**What is required**
Look at the data below and print exactly the lines from its first line through the line with "gray = '#595959'"; the pictures stay out of the copy.

* Start Given information *

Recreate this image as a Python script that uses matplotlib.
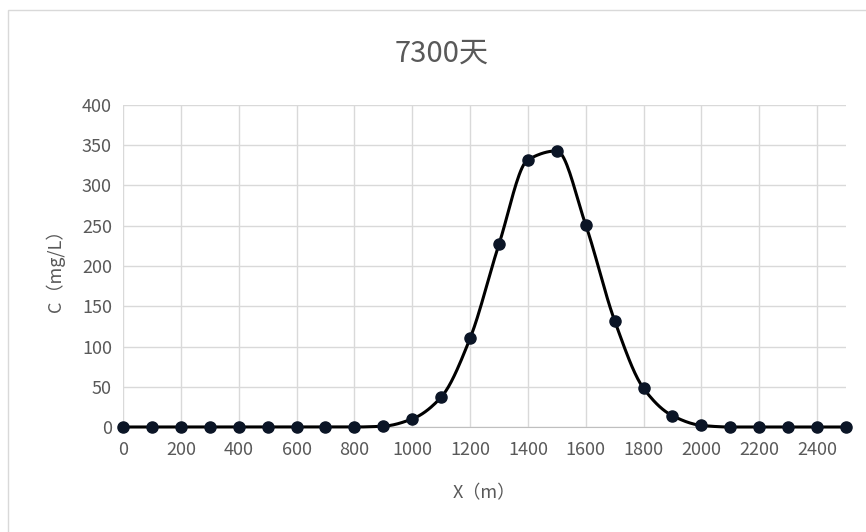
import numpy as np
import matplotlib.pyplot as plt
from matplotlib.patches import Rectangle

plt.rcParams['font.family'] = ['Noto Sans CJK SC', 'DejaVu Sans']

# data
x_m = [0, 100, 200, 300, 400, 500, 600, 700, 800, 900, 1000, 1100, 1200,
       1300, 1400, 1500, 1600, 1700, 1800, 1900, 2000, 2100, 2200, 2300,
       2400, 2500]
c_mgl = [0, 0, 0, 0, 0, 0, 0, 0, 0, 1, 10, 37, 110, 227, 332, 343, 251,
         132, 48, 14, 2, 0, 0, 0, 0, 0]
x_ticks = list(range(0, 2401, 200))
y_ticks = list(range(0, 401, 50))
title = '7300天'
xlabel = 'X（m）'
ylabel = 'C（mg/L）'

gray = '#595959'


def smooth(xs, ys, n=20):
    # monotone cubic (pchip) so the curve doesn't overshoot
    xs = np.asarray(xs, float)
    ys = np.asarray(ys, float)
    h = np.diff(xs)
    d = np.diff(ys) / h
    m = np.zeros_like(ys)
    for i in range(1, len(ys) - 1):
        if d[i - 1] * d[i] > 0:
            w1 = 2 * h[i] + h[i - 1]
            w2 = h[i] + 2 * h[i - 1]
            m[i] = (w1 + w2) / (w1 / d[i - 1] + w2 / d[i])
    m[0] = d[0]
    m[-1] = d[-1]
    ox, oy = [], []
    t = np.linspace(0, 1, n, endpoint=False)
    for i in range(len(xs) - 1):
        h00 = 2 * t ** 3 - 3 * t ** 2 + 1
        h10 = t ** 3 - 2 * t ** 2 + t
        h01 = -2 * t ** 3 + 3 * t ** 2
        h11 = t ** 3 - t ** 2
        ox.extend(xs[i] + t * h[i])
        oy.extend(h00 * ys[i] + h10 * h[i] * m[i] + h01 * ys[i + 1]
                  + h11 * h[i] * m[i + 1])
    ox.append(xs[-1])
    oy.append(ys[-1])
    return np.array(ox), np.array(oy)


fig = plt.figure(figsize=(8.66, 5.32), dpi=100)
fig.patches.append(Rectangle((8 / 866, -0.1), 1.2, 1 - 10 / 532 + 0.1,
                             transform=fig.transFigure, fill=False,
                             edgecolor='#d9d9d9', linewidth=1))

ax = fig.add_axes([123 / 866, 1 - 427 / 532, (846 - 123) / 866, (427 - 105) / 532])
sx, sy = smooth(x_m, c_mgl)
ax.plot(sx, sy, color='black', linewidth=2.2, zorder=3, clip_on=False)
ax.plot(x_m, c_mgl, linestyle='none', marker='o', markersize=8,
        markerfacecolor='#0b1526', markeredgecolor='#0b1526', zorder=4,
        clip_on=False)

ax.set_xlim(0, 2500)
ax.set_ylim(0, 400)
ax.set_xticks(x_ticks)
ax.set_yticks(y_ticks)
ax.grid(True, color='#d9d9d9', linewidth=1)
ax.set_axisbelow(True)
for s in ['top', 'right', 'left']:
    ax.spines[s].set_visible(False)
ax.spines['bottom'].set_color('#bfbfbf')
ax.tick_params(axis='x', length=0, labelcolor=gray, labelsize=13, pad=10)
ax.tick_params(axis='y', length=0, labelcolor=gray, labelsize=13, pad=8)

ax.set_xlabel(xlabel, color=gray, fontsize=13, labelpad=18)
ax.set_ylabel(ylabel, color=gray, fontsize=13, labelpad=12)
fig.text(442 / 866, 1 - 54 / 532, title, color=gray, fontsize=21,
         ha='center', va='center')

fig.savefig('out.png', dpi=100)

* End Given information *

**Exercise solution**
Recreate this image as a Python script that uses matplotlib.
import numpy as np
import matplotlib.pyplot as plt
from matplotlib.patches import Rectangle

plt.rcParams['font.family'] = ['Noto Sans CJK SC', 'DejaVu Sans']

# data
x_m = [0, 100, 200, 300, 400, 500, 600, 700, 800, 900, 1000, 1100, 1200,
       1300, 1400, 1500, 1600, 1700, 1800, 1900, 2000, 2100, 2200, 2300,
       2400, 2500]
c_mgl = [0, 0, 0, 0, 0, 0, 0, 0, 0, 1, 10, 37, 110, 227, 332, 343, 251,
         132, 48, 14, 2, 0, 0, 0, 0, 0]
x_ticks = list(range(0, 2401, 200))
y_ticks = list(range(0, 401, 50))
title = '7300天'
xlabel = 'X（m）'
ylabel = 'C（mg/L）'

gray = '#595959'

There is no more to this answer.